Dissecting Deep RL with High Update Ratios: Combatting Value Divergence
Marcel Hussing, Claas Voelcker, Igor Gilitschenski, Amir-massoud Farahmand, Eric Eaton
TL;DR
This paper tackles sample-efficient deep RL under high update-to-data ratios ($UTD$), where primacy bias has been observed. It identifies value divergence of the $Q$-function, amplified by out-of-distribution action predictions and optimizer momentum, as a core learning obstacle rather than simple early overfitting. The authors propose unit-ball feature normalization (OFN) applied to the critic encoder to decouple $Q$-scale from early layers, enabling stable learning without resets and achieving strong results on the dm_control suite and challenging dog tasks, competitive with model-based approaches like TD-MPC2. They provide extensive analysis of regularization and other failure modes, showing OFN is simple, effective, but that actor and exploration issues remain open. Overall, the work suggests optimization-driven divergence as a central factor in high-$UTD$ RL and offers a practical technique to enable robust learning in such regimes.
Abstract
We show that deep reinforcement learning algorithms can retain their ability to learn without resetting network parameters in settings where the number of gradient updates greatly exceeds the number of environment samples by combatting value function divergence. Under large update-to-data ratios, a recent study by Nikishin et al. (2022) suggested the emergence of a primacy bias, in which agents overfit early interactions and downplay later experience, impairing their ability to learn. In this work, we investigate the phenomena leading to the primacy bias.
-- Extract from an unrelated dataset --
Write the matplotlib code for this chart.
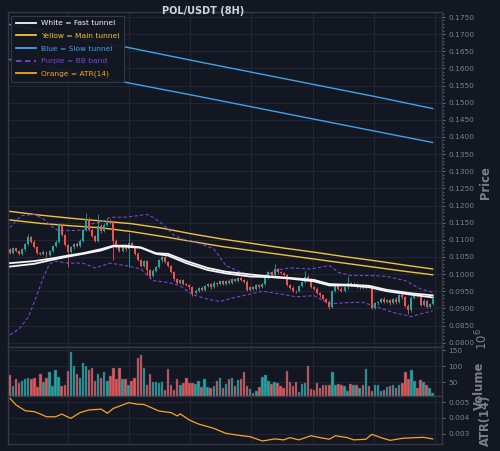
import matplotlib
matplotlib.use('Agg')
import matplotlib.pyplot as plt
import numpy as np
from matplotlib.ticker import MultipleLocator, AutoMinorLocator, FixedLocator, FormatStrFormatter
from matplotlib.lines import Line2D

# ---------------- data ----------------
first_open = 0.1072
closes = [
    0.1062, 0.1075, 0.1068, 0.1060, 0.1072, 0.1088, 0.1108, 0.1095, 0.1080, 0.1062,
    0.1058, 0.1065, 0.1055, 0.1068, 0.1082, 0.1095, 0.1145, 0.1115, 0.1085, 0.1065,
    0.1078, 0.1088, 0.1082, 0.1098, 0.1128, 0.1160, 0.1130, 0.1110, 0.1098, 0.1140,
    0.1125, 0.1142, 0.1155, 0.1150, 0.1098, 0.1080, 0.1068, 0.1085, 0.1072, 0.1090,
    0.1078, 0.1060, 0.1040, 0.1025, 0.1038, 0.1012, 0.0995, 0.1010, 0.1022, 0.1040,
    0.1050, 0.1035, 0.1025, 0.1005, 0.0985, 0.0975, 0.0982, 0.0972, 0.0968, 0.0962,
    0.0945, 0.0952, 0.0960, 0.0955, 0.0965, 0.0970, 0.0962, 0.0975, 0.0970, 0.0980,
    0.0972, 0.0980, 0.0975, 0.0985, 0.0980, 0.0988, 0.0983, 0.0978, 0.0955, 0.0962,
    0.0958, 0.0968, 0.0962, 0.0972, 0.0990, 0.1005, 0.0998, 0.1015, 0.1005, 0.1002,
    0.0998, 0.0968, 0.0960, 0.0952, 0.0950, 0.0965, 0.0978, 0.0992, 0.0985, 0.0962,
    0.0958, 0.0945, 0.0938, 0.0928, 0.0920, 0.0905, 0.0950, 0.0965, 0.0958, 0.0952,
    0.0962, 0.0975, 0.0968, 0.0972, 0.0962, 0.0968, 0.0960, 0.0965, 0.0962, 0.0902,
    0.0915, 0.0918, 0.0928, 0.0920, 0.0924, 0.0915, 0.0928, 0.0918, 0.0940, 0.0932,
    0.0908, 0.0895, 0.0930, 0.0942, 0.0938, 0.0910, 0.0922, 0.0905, 0.0912, 0.0928,
]
# upper / lower wick lengths in units of 0.0001
wick_up = [
    3, 4, 2, 3, 4, 3, 10, 3, 4, 2,
    3, 4, 2, 3, 4, 5, 5, 4, 3, 3,
    4, 3, 5, 4, 5, 18, 6, 4, 3, 35,
    5, 8, 10, 6, 5, 4, 3, 4, 3, 30,
    4, 3, 5, 3, 4, 4, 3, 4, 3, 5,
    4, 3, 4, 3, 5, 3, 4, 3, 3, 4,
    3, 4, 3, 4, 3, 4, 3, 4, 3, 3,
    4, 3, 5, 3, 4, 3, 4, 3, 5, 3,
    4, 3, 4, 3, 4, 5, 4, 15, 4, 3,
    4, 3, 3, 4, 3, 4, 3, 18, 4, 3,
    3, 4, 3, 4, 3, 4, 5, 3, 4, 3,
    4, 20, 3, 4, 3, 4, 3, 4, 3, 5,
    3, 4, 3, 4, 3, 4, 3, 4, 3, 4,
    3, 4, 5, 3, 4, 3, 4, 3, 4, 3,
]
wick_dn = [
    4, 3, 4, 3, 3, 4, 3, 4, 3, 4,
    3, 3, 4, 3, 3, 4, 3, 4, 3, 45,
    3, 4, 3, 3, 4, 3, 4, 3, 4, 3,
    4, 3, 3, 4, 58, 4, 4, 3, 5, 50,
    3, 4, 3, 4, 3, 15, 5, 4, 3, 3,
    4, 3, 4, 3, 4, 3, 4, 3, 4, 4,
    10, 3, 4, 3, 4, 3, 4, 3, 4, 3,
    3, 4, 3, 4, 3, 4, 3, 4, 4, 3,
    4, 3, 4, 3, 4, 3, 4, 3, 4, 3,
    3, 4, 3, 4, 5, 3, 4, 3, 4, 3,
    4, 3, 4, 3, 4, 8, 5, 3, 4, 3,
    3, 4, 3, 4, 3, 4, 3, 4, 3, 5,
    3, 4, 3, 4, 3, 4, 3, 4, 3, 4,
    3, 10, 6, 3, 4, 3, 4, 3, 4, 3,
]
volume_m = [
    72, 39, 61, 47, 54, 60, 65, 60, 65, 36, 77, 50, 63, 82, 38, 90, 67, 39, 41, 87,
    143, 101, 77, 63, 109, 101, 88, 96, 54, 77, 63, 83, 54, 71, 94, 60, 96, 60, 60, 43,
    55, 63, 126, 134, 94, 43, 77, 52, 52, 47, 50, 28, 92, 41, 28, 60, 41, 47, 65, 47,
    47, 45, 54, 36, 60, 36, 33, 39, 55, 65, 34, 45, 60, 65, 38,
    58, 61, 82, 38, 30, 17, 25, 36, 67, 74, 55, 45, 52, 47, 38, 34, 87, 50, 39, 50,
    20, 45, 47, 101, 30, 28, 47, 34, 43, 43, 43, 82, 41, 45, 43, 39, 22, 45, 41, 43,
    33, 43, 92, 38, 25, 41, 41, 25, 27, 36, 39, 41, 34, 43, 48, 82, 60, 90, 55, 34,
    58, 52, 41, 33, 17,
]

white_idx = [0, 8, 14, 19, 24, 30, 34, 38, 43, 48, 52, 58, 65, 71, 79, 86, 92, 100, 105, 111, 118, 124, 132, 139]
white_fast = [0.1032, 0.1038, 0.1046, 0.1054, 0.1061, 0.1073, 0.1083, 0.1083, 0.1078, 0.1061, 0.1059, 0.1038,
              0.1018, 0.1007, 0.0999, 0.0993, 0.0989, 0.0983, 0.0971, 0.0969, 0.0966, 0.0954, 0.0944, 0.0938]
white_slow = [0.1022, 0.1030, 0.1042, 0.1051, 0.1059, 0.1069, 0.1081, 0.1080, 0.1077, 0.1059, 0.1054, 0.1032,
              0.1012, 0.1002, 0.0993, 0.0991, 0.0987, 0.0979, 0.0967, 0.0967, 0.0962, 0.0950, 0.0940, 0.0932]

yellow_idx = [0, 10, 20, 30, 40, 50, 60, 70, 80, 90, 100, 110, 120, 130, 139]
yellow_upper = [0.1183, 0.1172, 0.1163, 0.1155, 0.1147, 0.1134, 0.1117, 0.1102, 0.1089, 0.1076, 0.1064,
                0.1051, 0.1039, 0.1026, 0.1015]
yellow_lower = [0.1158, 0.1148, 0.1141, 0.1135, 0.1124, 0.1110, 0.1095, 0.1080, 0.1068, 0.1056, 0.1044,
                0.1032, 0.1020, 0.1008, 0.0998]

blue_idx = [0, 20, 40, 60, 80, 100, 120, 139]
blue_upper = [0.1728, 0.1693, 0.1659, 0.1623, 0.1588, 0.1553, 0.1518, 0.1483]
blue_lower = [0.1626, 0.1591, 0.1556, 0.1522, 0.1487, 0.1452, 0.1417, 0.1384]

bb_up_idx = [0, 2, 4, 8, 11, 14, 16, 20, 25, 27, 30, 33, 38, 45, 47, 50, 54, 58, 62, 67, 69, 71, 76, 79, 83,
             88, 92, 99, 105, 108, 112, 118, 124, 130, 135, 139]
bb_upper = [0.1135, 0.1157, 0.1171, 0.1174, 0.1161, 0.1137, 0.1127, 0.1127, 0.1129, 0.1147, 0.1152, 0.1166,
            0.1166, 0.1174, 0.1166, 0.1147, 0.1113, 0.1098, 0.1090, 0.1074, 0.1049, 0.1025, 0.1005, 0.0998,
            0.0993, 0.1012, 0.1018, 0.1015, 0.1025, 0.1005, 0.0996, 0.0996, 0.0993, 0.0981, 0.0957, 0.0947]
bb_lo_idx = [0, 3, 6, 9, 11, 13, 15, 19, 24, 28, 33, 38, 43, 47, 52, 56, 60, 65, 69, 73, 78, 83, 89, 94, 100,
             105, 111, 116, 121, 126, 132, 135, 139]
bb_lower = [0.0823, 0.0840, 0.0874, 0.0942, 0.0991, 0.1030, 0.1038, 0.1032, 0.1032, 0.1018, 0.1032, 0.1025,
            0.1015, 0.0981, 0.0976, 0.0966, 0.0940, 0.0927, 0.0920, 0.0930, 0.0940, 0.0950, 0.0942, 0.0934,
            0.0937, 0.0913, 0.0917, 0.0918, 0.0903, 0.0888, 0.0876, 0.0884, 0.0893]

atr_idx = [0, 2, 5, 8, 10, 12, 15, 17, 20, 23, 26, 30, 32, 34, 36, 39, 42, 44, 47, 49, 53, 55, 56, 59, 62,
           67, 71, 76, 79, 83, 87, 90, 92, 95, 99, 102, 105, 107, 111, 113, 117, 119, 122, 125, 129, 133, 136, 139]
atr_vals = [0.00523, 0.00481, 0.00445, 0.00439, 0.00424, 0.00407, 0.00407, 0.00424, 0.00397, 0.00433,
            0.00450, 0.00455, 0.00429, 0.00460, 0.00474, 0.00496, 0.00486, 0.00485, 0.00460, 0.00443,
            0.00433, 0.00412, 0.00425, 0.00386, 0.00361, 0.00334, 0.00302, 0.00288, 0.00281, 0.00254,
            0.00267, 0.00261, 0.00275, 0.00261, 0.00287, 0.00275, 0.00265, 0.00287, 0.00275, 0.00261,
            0.00265, 0.00296, 0.00275, 0.00258, 0.00271, 0.00275, 0.00277, 0.00267]

legend_labels = ['White = Fast tunnel', 'Yellow = Main tunnel', 'Blue = Slow tunnel',
                 'Purple = BB band', 'Orange = ATR(14)']
title_text = 'POL/USDT (8H)'

# ---------------- style ----------------
BG = '#131722'
GRID = '#232735'
SPINE = '#363a45'
TXT = '#7d808b'
UP = '#26a69a'
DN = '#ef5350'
C_WHITE = '#f4f4f4'
C_YEL = '#f2c23b'
C_BLUE = '#3fa2ef'
C_PUR = '#7447d6'
C_ORA = '#f5a623'

n = len(closes)
x = np.arange(n)
closes_a = np.array(closes)
opens_a = np.array([first_open] + closes[:-1])
hi_a = np.maximum(opens_a, closes_a) + np.array(wick_up) * 1e-4
lo_a = np.minimum(opens_a, closes_a) - np.array(wick_dn) * 1e-4
up_mask = closes_a >= opens_a
colors = np.where(up_mask, UP, DN)

fig = plt.figure(figsize=(5, 4.51), dpi=100, facecolor=BG)
L, W = 8 / 500, 434 / 500
def fy(px):
    return 1 - px / 451
ax = fig.add_axes([L, fy(347), W, fy(12) - fy(347)])
axv = fig.add_axes([L, fy(396), W, fy(347) - fy(396)], sharex=ax)
axa = fig.add_axes([L, fy(444), W, fy(396) - fy(444)], sharex=ax)

for a in (ax, axv, axa):
    a.set_facecolor(BG)
    for s in a.spines.values():
        s.set_color(SPINE)
        s.set_linewidth(1.0)
    a.yaxis.tick_right()
    a.yaxis.set_label_position('right')
    a.tick_params(axis='y', colors=TXT, labelsize=5.3, length=2.5, width=0.6, pad=2)
    a.tick_params(axis='y', which='minor', colors=TXT, length=1.5, width=0.5)
    a.tick_params(axis='x', length=0, labelbottom=False)
    a.xaxis.set_major_locator(FixedLocator([19.1 + 20.1 * k for k in range(7)]))
    a.grid(True, color=GRID, linewidth=0.7)
    a.set_axisbelow(True)
ax.set_xlim(-0.66, 142.06)

# ---- main price panel ----
ax.plot(blue_idx, blue_upper, color=C_BLUE, lw=1.0, zorder=3)
ax.plot(blue_idx, blue_lower, color=C_BLUE, lw=1.0, zorder=3)
ax.plot(yellow_idx, yellow_upper, color=C_YEL, lw=1.0, zorder=3)
ax.plot(yellow_idx, yellow_lower, color=C_YEL, lw=1.0, zorder=3)
ax.plot(bb_up_idx, bb_upper, color=C_PUR, lw=0.8, ls=(0, (3, 2)), zorder=3)
ax.plot(bb_lo_idx, bb_lower, color=C_PUR, lw=0.8, ls=(0, (3, 2)), zorder=3)
ax.vlines(x, lo_a, hi_a, colors=colors, lw=0.6, zorder=4)
body_h = np.maximum(np.abs(closes_a - opens_a), 0.00008)
ax.bar(x, body_h, bottom=np.minimum(opens_a, closes_a), width=0.65, color=colors, linewidth=0, zorder=5)
ax.plot(white_idx, white_slow, color=C_WHITE, lw=1.3, zorder=6)
ax.plot(white_idx, white_fast, color=C_WHITE, lw=1.3, zorder=6)

ax.set_ylim(0.07874, 0.17646)
ax.yaxis.set_major_locator(MultipleLocator(0.005))
ax.yaxis.set_minor_locator(AutoMinorLocator(5))
ax.yaxis.set_major_formatter(FormatStrFormatter('%.4f'))
ax.set_ylabel('Price', color=TXT, fontsize=8.3, fontweight='bold')
ax.yaxis.set_label_coords((479 - 8) / 434, 0.49)

handles = [Line2D([], [], color=C_WHITE, lw=1.3),
           Line2D([], [], color=C_YEL, lw=1.3),
           Line2D([], [], color=C_BLUE, lw=1.3),
           Line2D([], [], color=C_PUR, lw=1.3, ls=(0, (3, 2))),
           Line2D([], [], color=C_ORA, lw=1.3)]
leg = ax.legend(handles, legend_labels, loc='upper left', bbox_to_anchor=(0.007, 0.989),
                borderaxespad=0, fontsize=5.4, labelcolor=[C_WHITE, C_YEL, C_BLUE, C_PUR, C_ORA],
                facecolor=BG, edgecolor=SPINE, framealpha=0.95, handlelength=2.7,
                handletextpad=0.75, labelspacing=0.85, borderpad=0.6, fancybox=True)
leg.set_zorder(10)
leg.get_frame().set_linewidth(0.8)

# ---- volume panel ----
vol = np.array(volume_m)
axv.bar(x, vol, width=0.8, color=colors, edgecolor='#2a4c6e', linewidth=0.35, zorder=3)
axv.set_ylim(8, 160)
axv.yaxis.set_major_locator(FixedLocator([50, 100, 150]))
axv.set_ylabel('Volume', color=TXT, fontsize=8.3, fontweight='bold')
axv.yaxis.set_label_coords((473 - 8) / 434, 0.2)

# ---- ATR panel ----
axa.plot(atr_idx, atr_vals, color=C_ORA, lw=0.9, zorder=3)
axa.set_ylim(0.00235, 0.00538)
axa.yaxis.set_major_locator(FixedLocator([0.003, 0.004, 0.005]))
axa.yaxis.set_major_formatter(FormatStrFormatter('%.3f'))
axa.set_ylabel('ATR(14)', color=TXT, fontsize=8.3, fontweight='bold')
axa.yaxis.set_label_coords((479 - 8) / 434, 0.5)

fig.text(482 / 500, fy(339), r'$10^{6}$', rotation=90, color=TXT, fontsize=8.5, ha='center', va='center')
fig.text(203 / 500, fy(11), title_text, color='#d1d4dc', fontsize=7, fontweight='bold', ha='center', va='center')

fig.savefig('out.png', dpi=100, facecolor=BG)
We inspect the early stages of training that were conjectured to cause the failure to learn and find that one fundamental challenge is a long-standing acquaintance: value function divergence. Overinflated Q-values are found not only on out-of-distribution but also in-distribution data and can be linked to overestimation on unseen action prediction propelled by optimizer momentum. We employ a simple unit-ball normalization that enables learning under large update ratios, show its efficacy on the widely used dm_control suite, and obtain strong performance on the challenging dog tasks, competitive with model-based approaches. Our results question, in parts, the prior explanation for sub-optimal learning due to overfitting early data.